Die einzige Abteilung, die nicht wächst, ist die Fußballabteilung. Jugendliche gebe es zwar, so Zeitler, diese tummeln sich aber lieber im vereinseigenen Fitnessstudio. „90 der 120 Mitglieder dort sind zwischen 16 und 21 Jahren alt“, sagt Zeitler. Verbindlichkeiten wie regelmäßige Trainingseinheiten und Spiele am Wochenende sind die jüngeren Mitglieder nicht bereit einzugehen – oder können es schlichtweg nicht. „Die meisten haben Ganztagesunterricht und sind erst so spät zuhause, dass sie es auch gar nicht zu einer bestimmten Uhrzeit schaffen würden“, sagt Zeitler. Doch nicht nur die Zeitnot und die fehlende Bereitschaft, Verbindlichkeiten einzugehen, stehen dem Fußball im Weg.

Reinhard Zeitler im Fitnessstudio des SC Bredelar.
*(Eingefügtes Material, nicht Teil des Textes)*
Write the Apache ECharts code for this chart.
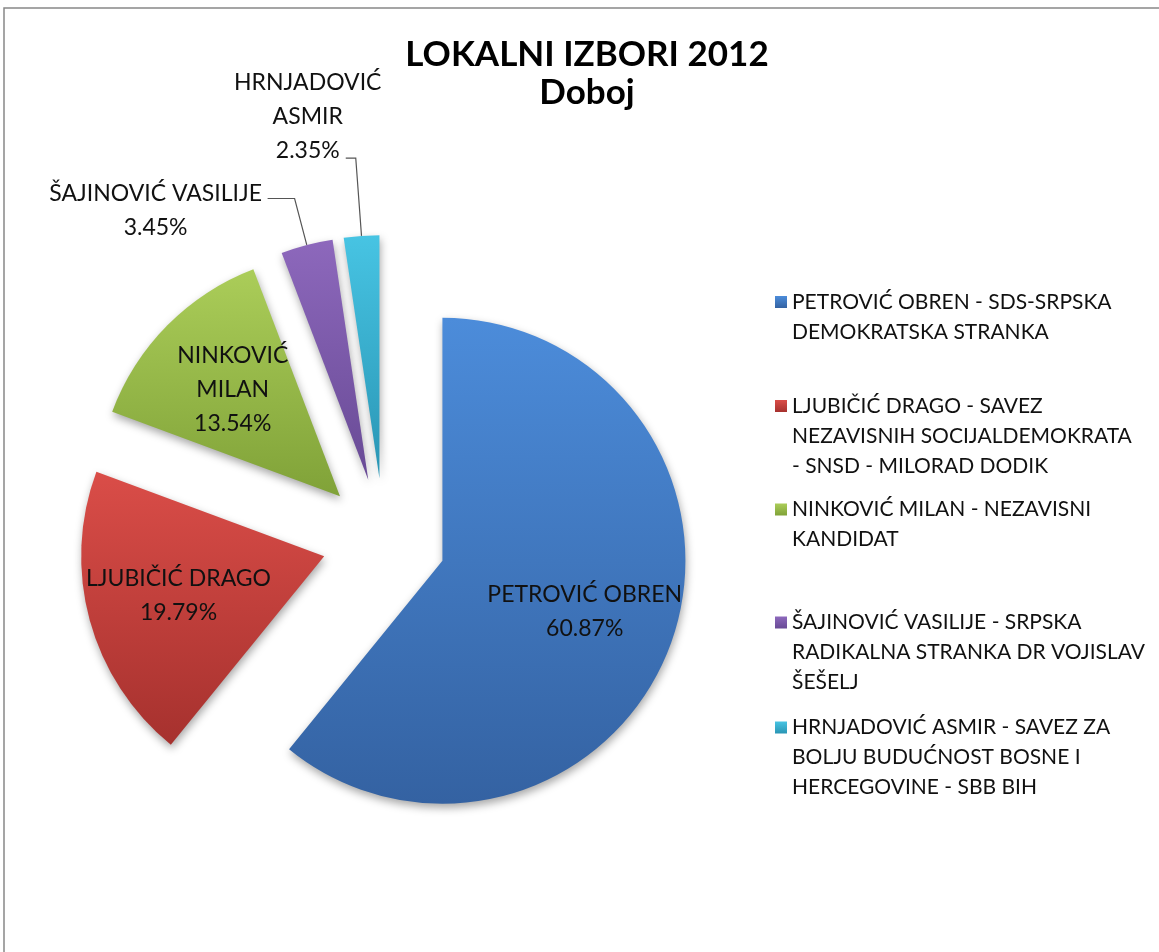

Die Abteilung hat seit einigen Jahren regen Zuwachs gefunden.
Reinhard Zeitler im Fitnessstudio des SC Bredelar. Die Abteilung hat seit einigen Jahren regen Zuwachs gefunden. © Annette Dülme

Vor allem der Boom bei den Individualsportarten sorgt für weniger – oder wie im Falle des SC Bredelar gar keinen – Zulauf in der Fußballabteilung. Das zeigen nicht nur die Zuwächse bei den Fitnessstudios, auch in anderen Abteilungen wie Darts oder Bouldern darf der SC immer wieder neue Mitglieder begrüßen. Darüber hinaus soll alsbald eine neue E-Sports-Abteilung an den Start gehen, von der sich Zeitler einiges erhofft. „Darüber wollen wir auch wieder Kinder für den richtigen Fußballsport begeistern“, sagt er.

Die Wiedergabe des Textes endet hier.